Parents must shoulder responsibility for children failing

Published 10:07 am Wednesday, October 2, 2013

To the Editor:

I’m beginning to think it is time to bring up a politically incorrect view of the problems we are experiencing in the Franklin School System. It may offend some people, but I’m offended by the lack of progress in the schools. I have read with interest the recent front- page article and the thoughtful letters from Mr. [Howie] Soucek (I had to scurry to my dictionary; I thought “paradigm” was 20 cents) and Mrs. [Edna] King. The front-page article (“State board to consider review of city schools’) read like a legal document.

I think we all know deep down that the education problem is rooted in the lack of parents’ involvement with and parents’ caring about their students. Too many parents look at school as a convenient, free baby-sitting arrangement for their children for eight or nine hours a day so they can go off and work or drink beer or do whatever they wish without the interruption of their children. Some method must be devised by which the parents of failing or underachieving students are held accountable.

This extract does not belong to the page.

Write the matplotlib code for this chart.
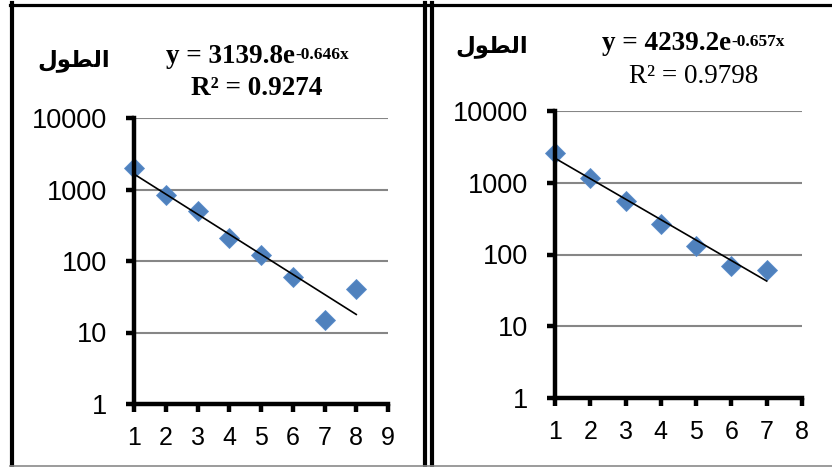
import numpy as np
import matplotlib
matplotlib.use("Agg")
import matplotlib.pyplot as plt
from matplotlib.lines import Line2D
from matplotlib.ticker import FixedLocator, NullLocator

# data
x_left = [1, 2, 3, 4, 5, 6, 7, 8]
y_left = [2000, 850, 500, 210, 120, 60, 15, 40]
x_right = [1, 2, 3, 4, 5, 6, 7]
y_right = [2600, 1150, 550, 270, 130, 70, 60]

# trendline equations shown on the chart
a_left, b_left = 3139.8, -0.646
a_right, b_right = 4239.2, -0.657

y_ticks = [1, 10, 100, 1000, 10000]
y_ticklabels = ["1", "10", "100", "1000", "10000"]
label_ar = "الطول"
# presentation forms, visual order (matplotlib does no Arabic shaping)
label_ar_shaped = "\uFEDD\uFEEE\uFEC4\uFEDF\uFE8D"

W, H = 832, 467
fig = plt.figure(figsize=(W / 100, H / 100), dpi=100)


def fx(px):
    return px / W


def fy(py):
    return 1 - py / H


def make_axes(rect, xs, ys, a, b, xmax):
    ax = fig.add_axes(rect)
    ax.set_yscale("log")
    ax.set_xlim(1, xmax)
    ax.set_ylim(1, 10000)
    ax.yaxis.set_major_locator(FixedLocator(y_ticks))
    ax.yaxis.set_minor_locator(NullLocator())
    ax.set_yticklabels(y_ticklabels)
    ax.set_xticks(range(1, xmax + 1))
    ax.grid(axis="y", color="#868686", lw=1.5)
    ax.set_axisbelow(True)
    for s in ["top", "right"]:
        ax.spines[s].set_visible(False)
    for s in ["left", "bottom"]:
        ax.spines[s].set_linewidth(3.2)
        ax.spines[s].set_zorder(5)
    ax.tick_params(axis="both", direction="out", length=6, width=3.2, colors="black")
    ax.tick_params(axis="y", labelsize=19.5, pad=13)
    ax.tick_params(axis="x", labelsize=18, pad=10)
    for lbl in ax.get_xticklabels() + ax.get_yticklabels():
        lbl.set_fontfamily("Liberation Sans")
    ax.plot(xs, ys, ls="none", marker="D", ms=10.3, color="#4F81BD",
            mec="#5B8DCB", mew=0.6, zorder=3, clip_on=False)
    xt = np.array([xs[0], xs[-1]], dtype=float)
    ax.plot(xt, a * np.exp(b * xt), color="black", lw=1.2, zorder=4)
    return ax


ax1 = make_axes([fx(134), fy(404), fx(388) - fx(134), fy(118) - fy(404)],
                x_left, y_left, a_left, b_left, 9)
ax2 = make_axes([fx(555), fy(398), fx(802) - fx(555), fy(111) - fy(398)],
                x_right, y_right, a_right, b_right, 8)


def equation(ax, x0, base_y, main, sup, r2_x, r2_y, r2, bold_r2):
    t = fig.text(fx(x0), fy(base_y), main, fontsize=19.5, fontweight="bold",
                 family="Liberation Serif", ha="left", va="baseline")
    ax.annotate(sup, xy=(1, 0), xycoords=t, xytext=(0.5, 7.5), textcoords="offset points",
                fontsize=12.5, fontweight="bold", family="Liberation Serif",
                ha="left", va="baseline", annotation_clip=False)
    fig.text(fx(r2_x), fy(r2_y), r2, fontsize=19.5,
             fontweight="bold" if bold_r2 else "normal",
             family="Liberation Serif", ha="center", va="baseline")


equation(ax1, 166, 63, "y = 3139.8e", "-0.646x", 257, 95, "R² = 0.9274", True)
equation(ax2, 602, 50, "y = 4239.2e", "-0.657x", 694, 83, "R² = 0.9798", False)

fig.text(fx(74), fy(60), label_ar_shaped, fontsize=16.5, fontweight="bold",
         family="DejaVu Sans", ha="center", va="center")
fig.text(fx(492), fy(46), label_ar_shaped, fontsize=16.5, fontweight="bold",
         family="DejaVu Sans", ha="center", va="center")

# panel frames
frame = [
    ((12, 12), (3, 467), "black", 3.0),
    ((10, 426.5), (4.5, 4.5), "black", 2.3),
    ((424.7, 424.7), (3, 467), "black", 3.0),
    ((432, 432), (3, 467), "black", 3.0),
    ((430, 832), (4.5, 4.5), "black", 2.3),
    ((10, 832), (466, 466), "#8a8a8a", 1.2),
]
for xs_, ys_, c, lw in frame:
    fig.add_artist(Line2D([fx(v) for v in xs_], [fy(v) for v in ys_], color=c, lw=lw))

fig.savefig("out.png", dpi=100)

If they are drawing welfare, their payments should be docked as long as their children are underachieving. If welfare can be withheld for failing drug tests, it can be withheld for failing their children. And the children are not stupid; they can learn when given the proper support and encouragement at home.

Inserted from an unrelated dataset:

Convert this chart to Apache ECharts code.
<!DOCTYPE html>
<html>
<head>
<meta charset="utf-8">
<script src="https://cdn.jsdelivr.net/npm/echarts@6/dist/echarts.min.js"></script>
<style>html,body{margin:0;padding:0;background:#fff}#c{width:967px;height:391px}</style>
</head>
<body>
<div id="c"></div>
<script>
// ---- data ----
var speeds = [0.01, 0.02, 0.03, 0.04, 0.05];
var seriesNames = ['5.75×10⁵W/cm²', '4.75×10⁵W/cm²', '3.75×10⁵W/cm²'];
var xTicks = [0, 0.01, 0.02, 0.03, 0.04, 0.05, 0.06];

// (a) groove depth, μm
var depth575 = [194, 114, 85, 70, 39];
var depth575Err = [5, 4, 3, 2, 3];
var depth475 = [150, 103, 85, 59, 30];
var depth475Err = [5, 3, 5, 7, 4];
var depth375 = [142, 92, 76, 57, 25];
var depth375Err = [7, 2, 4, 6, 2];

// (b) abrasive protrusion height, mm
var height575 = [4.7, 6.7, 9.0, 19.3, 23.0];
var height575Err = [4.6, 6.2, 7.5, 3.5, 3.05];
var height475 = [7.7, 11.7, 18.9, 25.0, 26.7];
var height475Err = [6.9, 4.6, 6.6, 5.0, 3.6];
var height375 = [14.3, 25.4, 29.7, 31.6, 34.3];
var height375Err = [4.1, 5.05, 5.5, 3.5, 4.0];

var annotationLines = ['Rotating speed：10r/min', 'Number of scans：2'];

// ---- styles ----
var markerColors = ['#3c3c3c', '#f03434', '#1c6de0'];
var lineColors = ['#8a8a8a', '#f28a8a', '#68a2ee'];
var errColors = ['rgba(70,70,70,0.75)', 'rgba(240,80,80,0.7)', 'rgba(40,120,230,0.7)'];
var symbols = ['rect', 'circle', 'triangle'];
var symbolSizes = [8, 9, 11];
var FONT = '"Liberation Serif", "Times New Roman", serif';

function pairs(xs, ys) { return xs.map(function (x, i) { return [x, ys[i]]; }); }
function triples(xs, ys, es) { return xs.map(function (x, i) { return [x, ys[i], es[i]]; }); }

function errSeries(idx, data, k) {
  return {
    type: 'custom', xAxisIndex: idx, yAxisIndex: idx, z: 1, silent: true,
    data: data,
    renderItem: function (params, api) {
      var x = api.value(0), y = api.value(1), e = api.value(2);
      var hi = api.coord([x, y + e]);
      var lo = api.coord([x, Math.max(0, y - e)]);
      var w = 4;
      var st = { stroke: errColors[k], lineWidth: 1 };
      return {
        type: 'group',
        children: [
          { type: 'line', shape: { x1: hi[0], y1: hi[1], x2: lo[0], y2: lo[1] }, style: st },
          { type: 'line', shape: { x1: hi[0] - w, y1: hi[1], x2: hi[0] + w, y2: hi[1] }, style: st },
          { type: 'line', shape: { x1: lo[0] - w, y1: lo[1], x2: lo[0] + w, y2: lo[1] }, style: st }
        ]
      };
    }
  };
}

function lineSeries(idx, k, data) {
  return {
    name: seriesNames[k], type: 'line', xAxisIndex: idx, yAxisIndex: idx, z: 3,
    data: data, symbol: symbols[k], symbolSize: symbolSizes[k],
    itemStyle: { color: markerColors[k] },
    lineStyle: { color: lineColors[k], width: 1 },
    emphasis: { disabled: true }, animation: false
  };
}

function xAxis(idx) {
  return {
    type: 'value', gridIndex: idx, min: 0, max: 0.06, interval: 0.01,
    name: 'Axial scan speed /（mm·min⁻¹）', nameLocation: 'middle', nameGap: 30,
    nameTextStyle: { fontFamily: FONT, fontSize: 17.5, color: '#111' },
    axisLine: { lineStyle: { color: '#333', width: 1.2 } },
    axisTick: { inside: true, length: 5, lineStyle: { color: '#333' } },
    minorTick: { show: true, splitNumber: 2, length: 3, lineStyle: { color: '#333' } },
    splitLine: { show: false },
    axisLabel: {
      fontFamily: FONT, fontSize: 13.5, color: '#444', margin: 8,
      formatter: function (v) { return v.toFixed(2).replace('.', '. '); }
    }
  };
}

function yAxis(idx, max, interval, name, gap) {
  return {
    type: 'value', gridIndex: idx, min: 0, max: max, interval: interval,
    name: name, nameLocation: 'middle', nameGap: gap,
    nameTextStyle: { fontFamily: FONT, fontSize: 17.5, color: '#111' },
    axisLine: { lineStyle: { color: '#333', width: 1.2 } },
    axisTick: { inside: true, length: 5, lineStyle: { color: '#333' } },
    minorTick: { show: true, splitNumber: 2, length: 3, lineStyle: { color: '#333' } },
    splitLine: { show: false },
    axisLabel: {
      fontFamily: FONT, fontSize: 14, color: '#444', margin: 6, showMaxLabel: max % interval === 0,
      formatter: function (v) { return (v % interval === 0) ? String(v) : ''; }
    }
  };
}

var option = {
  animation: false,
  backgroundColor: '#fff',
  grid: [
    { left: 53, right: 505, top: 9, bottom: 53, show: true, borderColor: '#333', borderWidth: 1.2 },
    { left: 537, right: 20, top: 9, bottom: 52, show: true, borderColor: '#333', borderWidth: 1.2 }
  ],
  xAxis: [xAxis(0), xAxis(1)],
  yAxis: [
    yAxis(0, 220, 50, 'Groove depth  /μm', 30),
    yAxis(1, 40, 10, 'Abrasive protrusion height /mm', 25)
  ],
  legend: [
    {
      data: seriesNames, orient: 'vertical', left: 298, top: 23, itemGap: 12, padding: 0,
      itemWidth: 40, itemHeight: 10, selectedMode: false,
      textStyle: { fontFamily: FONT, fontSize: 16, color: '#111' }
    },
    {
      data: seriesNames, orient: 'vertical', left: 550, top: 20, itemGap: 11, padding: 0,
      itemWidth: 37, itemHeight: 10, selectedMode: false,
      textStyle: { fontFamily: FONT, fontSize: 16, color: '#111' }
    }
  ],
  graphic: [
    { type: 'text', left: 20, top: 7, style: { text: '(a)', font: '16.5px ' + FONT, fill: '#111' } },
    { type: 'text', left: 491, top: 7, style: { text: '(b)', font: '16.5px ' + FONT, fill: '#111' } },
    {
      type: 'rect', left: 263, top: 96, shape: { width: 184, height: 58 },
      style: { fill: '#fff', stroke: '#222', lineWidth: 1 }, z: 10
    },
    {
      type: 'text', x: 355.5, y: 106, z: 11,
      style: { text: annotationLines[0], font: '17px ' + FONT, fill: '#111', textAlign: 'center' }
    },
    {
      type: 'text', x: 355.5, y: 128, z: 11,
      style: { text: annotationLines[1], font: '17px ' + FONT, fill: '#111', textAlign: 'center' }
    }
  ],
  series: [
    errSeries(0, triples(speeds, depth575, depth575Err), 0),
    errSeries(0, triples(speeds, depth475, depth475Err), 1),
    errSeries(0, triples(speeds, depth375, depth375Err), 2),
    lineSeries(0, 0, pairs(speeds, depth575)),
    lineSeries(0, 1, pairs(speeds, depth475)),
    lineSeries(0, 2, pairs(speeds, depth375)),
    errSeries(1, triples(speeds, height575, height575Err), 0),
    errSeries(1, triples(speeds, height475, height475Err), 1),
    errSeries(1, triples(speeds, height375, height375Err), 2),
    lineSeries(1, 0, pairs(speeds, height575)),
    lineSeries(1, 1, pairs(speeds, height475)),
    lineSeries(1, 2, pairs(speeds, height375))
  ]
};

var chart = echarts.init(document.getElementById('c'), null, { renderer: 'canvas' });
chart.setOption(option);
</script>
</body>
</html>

You may say that I’m picking on welfare parents. Well, as long as I’m paying them, I should be able to set some minimum level of acceptable performance. I’d guess that correcting the level of achievement of children of welfare parents in the Franklin School System would boost collective performance by over 50 percent. And there should be economic sanctions against parents who are not welfare recipients. If we can fine them for letting their dogs run loose, we can fine them for letting their children fail.

I think that for too long the responsibility for our miserable school situation has been placed at the feet of educators and administrators. It should be placed where the process begins, with the students’ homes and families.